“Intimidades” (Quetzal, 2022), de Katie Kitamura, revela ao leitor uma narrativa persuasiva, carregada de espaços que minguam (e sufocam) à medida que a intimidade aumenta. Quem está mais susceptível à intimidade é a protagonista. Uma mulher, de quem nunca sabemos o nome, mas que revela, logo nas primeiras páginas, vários traços de personalidade. Intérprete de profissão, mostra-nos um carácter complexo e com propensão natural para o rigor: “O meu trabalho é tornar o espaço entre as línguas o mais pequeno possível”.
Ao rigor e à tensão que caracterizam o seu trabalho, contrasta um vida pessoal desafogada e desesperançada, com que chega a Haia para desempenhar a sua função nos bastidores do Tribunal, de forma quase invisível e em tom de sussurro: “Havia um certo grau de tensão intrínseco ao Tribunal e à sua actividade, uma contradição entre a natureza íntima da dor e a praça pública onde tinha de ser exibida”.
O teatro processual e mediático dos processos parece ganhar contornos reais quando trava conhecimento com um homem, cuja catástrofe mais íntima se tornara alvo de mexericos fúteis e maliciosos. Porém, quando o curso da vida ultrapassa a esfera do privado, nem ele se revela na totalidade nem ela se compromete ou se dá a conhecer. O espaço mingua um pouco mais: na relação, na casa, no coração e nas dúvidas que diminuem o futuro, lançando dúvidas – ao leitor – sobre o que lhe retirará perspectiva e luz: se o trabalho, se ele, ou se ela mesma quando se questiona. “E percebi que, para ele, eu era puro instrumento, alguém sem vontade ou discernimento, um espaço destituído de consciência para onde ele podia escapar, a única companhia que ele suportava. Eis a razão, eis a razão pela qual pedira a minha presença, a razão de eu estar ali”.
Perante exigências, a protagonista começa a questionar a sua vontade em permanecer em determinados espaços, desde logo se as suas vontades e razões serão verdadeiras. “A ideia era tão pessoal, que quase parecia impossível, e percebi que a noção de um olhar humano tão longo e atento estava muito para lá do domínio da experiência contemporânea. (…) Significa qualquer coisa, este virar para dentro, virar costas à tempestade que se avoluma lá fora”.

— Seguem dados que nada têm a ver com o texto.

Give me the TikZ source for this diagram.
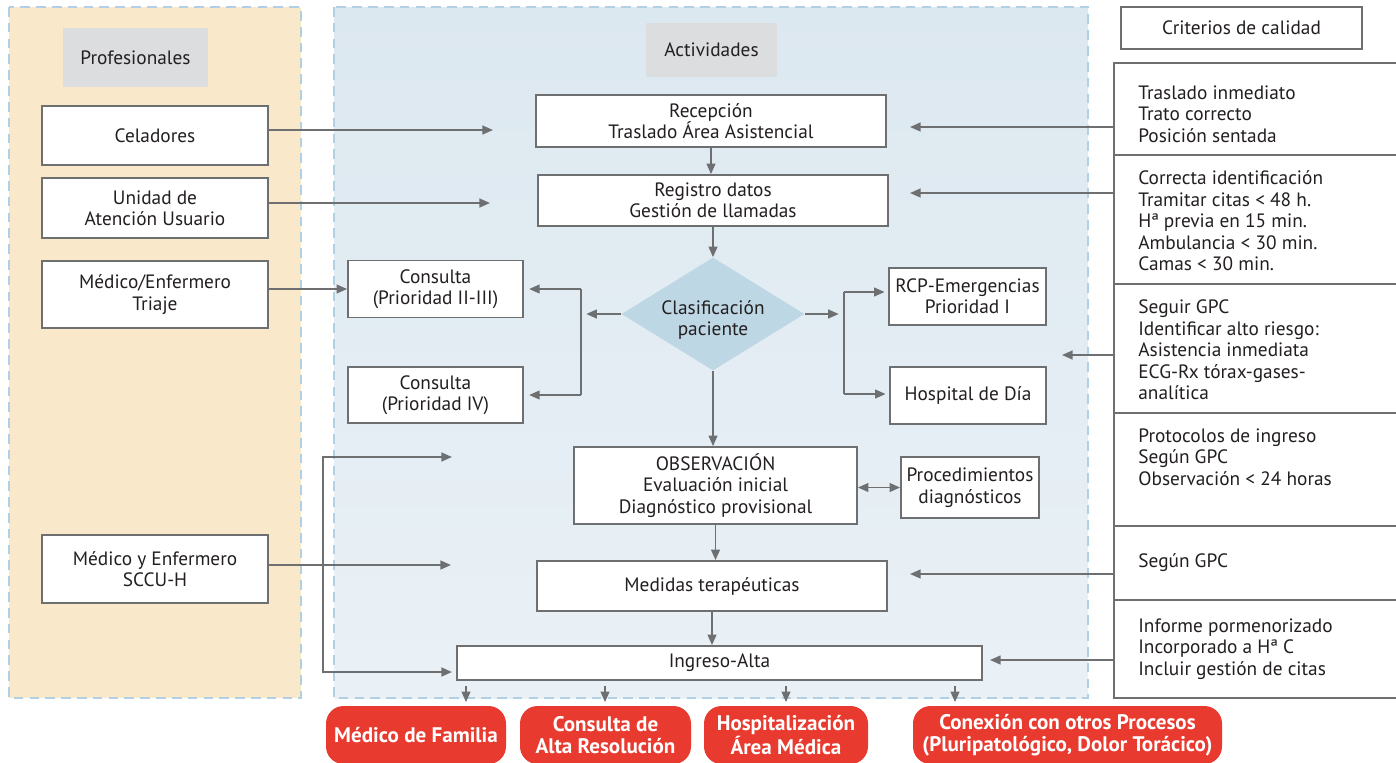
\documentclass[tikz,border=0pt]{standalone}
\usepackage{fontspec}
\setmainfont{PT Sans}
\usetikzlibrary{arrows.meta,fit,shapes.geometric}
\definecolor{lineGray}{RGB}{110,111,113}
\definecolor{textGray}{RGB}{35,31,32}
\definecolor{paleSand}{RGB}{249,232,201}
\definecolor{paleBlueTop}{RGB}{220,232,240}
\definecolor{paleBlueBot}{RGB}{234,241,246}
\definecolor{dashBlue}{RGB}{178,208,228}
\definecolor{headGray}{RGB}{220,221,223}
\definecolor{diamondBlue}{RGB}{190,215,228}
\definecolor{pillRed}{RGB}{233,58,47}
\newcommand{\bodyFont}[0]{\fontsize{11}{12.2}\selectfont}
\newcommand{\pillFont}[0]{\fontsize{12}{12.2}\selectfont\bfseries}

\begin{document}
\begin{tikzpicture}[x=0.02cm, y=-0.02cm, font=\bodyFont, text=textGray]
  \tikzset{
    sz/.style 2 args={minimum width=#1*0.02cm, minimum height=#2*0.02cm},
    panel/.style={draw=dashBlue, line width=0.9pt, dash pattern=on 5.5pt off 3.5pt},
    head/.style={fill=headGray, inner sep=0pt},
    box/.style={draw=lineGray, line width=1pt, fill=white, inner sep=0pt, align=center},
    crit/.style={draw=lineGray, line width=0.8pt, fill=white, inner sep=0pt},
    critText/.style={anchor=west, align=left, inner sep=0pt},
    pill/.style={fill=pillRed, text=white, rounded corners=10pt, inner sep=0pt, align=center, font=\pillFont},
    flow/.style={draw=lineGray, line width=1pt, -{Triangle[length=6pt,width=5pt]}},
    link/.style={draw=lineGray, line width=1pt}
  }
  \useasboundingbox (0,0) rectangle (1396,762);
  \fill[white] (0,0) rectangle (1396,762);

  \draw[panel, fill=paleSand] (9,7) rectangle (301,698);
  \shade[top color=paleBlueTop, bottom color=paleBlueBot] (334,7) rectangle (1088,698);
  \draw[panel] (334,7) rectangle (1088,698);

  \node[head, sz={145}{59}] (prof) at (135.5,57.5) {Profesionales};
  \node[head, sz={131}{54}] (act) at (711.5,50) {Actividades};
  \node[box, line width=0.8pt, sz={241}{42}] (crit) at (1241.5,28) {Criterios de calidad};

  \node[box, sz={226}{59}] (cel) at (155,135.5) {Celadores};
  \node[box, sz={226}{60}] (uau) at (155,208) {Unidad de\\Atención Usuario};
  \node[box, sz={226}{67}] (triaje) at (155,294.5) {Médico/Enfermero\\Triaje};
  \node[box, sz={226}{68}] (sccu) at (155,569) {Médico y Enfermero\\SCCU-H};

  \node[box, sz={350}{52}] (recep) at (711,121) {Recepción\\Traslado Área Asistencial};
  \node[box, sz={350}{51}] (reg) at (713,200.5) {Registro datos\\Gestión de llamadas};
  \node[diamond, fill=diamondBlue, shape aspect=1.6, sz={183}{113}, inner sep=0pt] (clas) at (713,314) {};
  \node[align=center, inner sep=0pt] (clasText) at (713,320) {Clasificación\\paciente};
  \node[box, sz={175}{57}] (c23) at (435.5,289) {Consulta\\(Prioridad II-III)};
  \node[box, sz={175}{56}] (c4) at (435.5,395) {Consulta\\(Prioridad IV)};
  \node[box, sz={157}{57}] (rcp) at (967.5,296.5) {RCP-Emergencias\\Prioridad I};
  \node[box, sz={156}{57}] (hdia) at (968,395.5) {Hospital de Día};
  \node[box, sz={283}{77}] (obs) at (715.5,485.5) {OBSERVACIÓN\\Evaluación inicial\\Diagnóstico provisional};
  \node[box, sz={138}{61}] (proc) at (970,487.5) {Procedimientos\\diagnósticos};
  \node[box, sz={350}{50}] (med) at (712,586) {Medidas terapéuticas};
  \node[box, sz={525}{34}] (ing) at (719.5,663) {Ingreso-Alta};

  \node[crit, fit={(1114,63) (1400,155)}] (q1) {};
  \node[crit, fit={(1114,155) (1400,284)}] (q2) {};
  \node[crit, fit={(1114,284) (1400,413)}] (q3) {};
  \node[crit, fit={(1114,413) (1400,526)}] (q4) {};
  \node[crit, fit={(1114,526) (1400,600)}] (q5) {};
  \node[crit, fit={(1114,600) (1400,698)}] (q6) {};
  \node[critText] (q1t) at (1138,114) {Traslado inmediato\\Trato correcto\\Posición sentada};
  \node[critText] (q2t) at (1138,221) {Correcta identificación\\Tramitar citas < 48 h.\\Hª previa en 15 min.\\Ambulancia < 30 min.\\Camas < 30 min.};
  \node[critText] (q3t) at (1138,350) {Seguir GPC\\Identificar alto riesgo:\\Asistencia inmediata\\ECG-Rx tórax-gases-\\analítica};
  \node[critText] (q4t) at (1138,457) {Protocolos de ingreso\\Según GPC\\Observación < 24 horas};
  \node[critText] (q5t) at (1138,563) {Según GPC};
  \node[critText] (q6t) at (1138,649) {Informe pormenorizado\\Incorporado a Hª C\\Incluir gestión de citas};

  \node[pill, sz={180}{58}] (mf) at (416,735) {Médico de Familia};
  \node[pill, sz={171}{58}] (car) at (605.5,735) {Consulta de\\Alta Resolución};
  \node[pill, sz={164}{58}] (ham) at (786,735) {Hospitalización\\Área Médica};
  \node[pill, sz={309}{58}] (cop) at (1067.5,735) {Conexión con otros Procesos\\(Pluripatológico, Dolor Torácico)};

  \coordinate (celEnd) at (493,130);
  \coordinate (uauEnd) at (490,203);
  \coordinate (sccuEnd) at (451,565);
  \coordinate (loopTop) at (452,457);
  \coordinate (loopBot) at (452,672);
  \draw[flow] (cel.east |- celEnd) -- (celEnd);
  \draw[flow] (uau.east |- uauEnd) -- (uauEnd);
  \draw[flow] (triaje.east |- c23.west) -- (c23.west);
  \draw[flow] (sccu.east |- sccuEnd) -- (sccuEnd);
  \draw[flow, {Triangle[length=6pt,width=5pt]}-{Triangle[length=6pt,width=5pt]}] (loopTop) -| (323,560) |- (loopBot);

  \draw[flow] (recep.south) -- (recep.south |- reg.north);
  \draw[flow] (reg.south -| clas.north) -- (clas.north);
  \draw[flow] (clas.south) -- (clas.south |- obs.north);
  \draw[flow] (obs.south) -- (obs.south |- med.north);
  \draw[flow] (med.south) -- (med.south |- ing.north);
  \draw[flow, {Triangle[length=6pt,width=5pt]}-{Triangle[length=6pt,width=5pt]}] (obs.east |- proc.west) -- (proc.west);

  \coordinate (leftBus) at (581,314);
  \coordinate (rightBus) at (844,314);
  \draw[flow, shorten >=3pt] (clas.west) -- (leftBus);
  \draw[link] (leftBus |- c23.east) -- (leftBus |- c4.east);
  \draw[flow, shorten >=3pt] (leftBus |- c23.east) -- (c23.east);
  \draw[flow, shorten >=3pt] (leftBus |- c4.east) -- (c4.east);
  \draw[flow, shorten >=3pt] (clas.east) -- (rightBus);
  \draw[link] (rightBus |- 0,292) -- (rightBus |- 0,394);
  \draw[flow, shorten >=2pt] (rightBus |- 0,292) -- (rcp.west |- 0,292);
  \draw[flow, shorten >=2pt] (rightBus |- 0,394) -- (hdia.west |- 0,394);

  \coordinate (q1End) at (910,127);
  \coordinate (q2End) at (910,193);
  \coordinate (q3End) at (1062,355);
  \coordinate (q5End) at (910,574);
  \coordinate (q6End) at (990,660);
  \draw[flow] (q1.west |- q1End) -- (q1End);
  \draw[flow] (q2.west |- q2End) -- (q2End);
  \draw[flow] (q3.west |- q3End) -- (q3End);
  \draw[flow] (q5.west |- q5End) -- (q5End);
  \draw[flow] (q6.west |- q6End) -- (q6End);

  \draw[flow, shorten <=3pt, shorten >=2pt] (ing.south -| 466,0) -- (mf.north -| 466,0);
  \draw[flow, shorten <=3pt, shorten >=2pt] (ing.south -| 605,0) -- (car.north -| 605,0);
  \draw[flow, shorten <=3pt, shorten >=2pt] (ing.south -| 786,0) -- (ham.north -| 786,0);
  \draw[flow, shorten <=3pt, shorten >=2pt] (ing.south -| 955,0) -- (cop.north -| 955,0);
\end{tikzpicture}
\end{document}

É na complexidade daquilo que observa que reside a intensidade deste livro de Kitamura, recheado de introspecções, funcionando como filtro, explorando as camadas da linguagem e das máscaras a que as convenções sociais obrigam – ou até mesmo certas relações íntimas, alimentando um certo desapego. Quando uma pessoa se sente de reserva, qual será o espaço negativo da sua própria ausência? Compreender-se e aceitar-se, sentir-se realmente ela própria – talvez seja essa a maior das intimidades.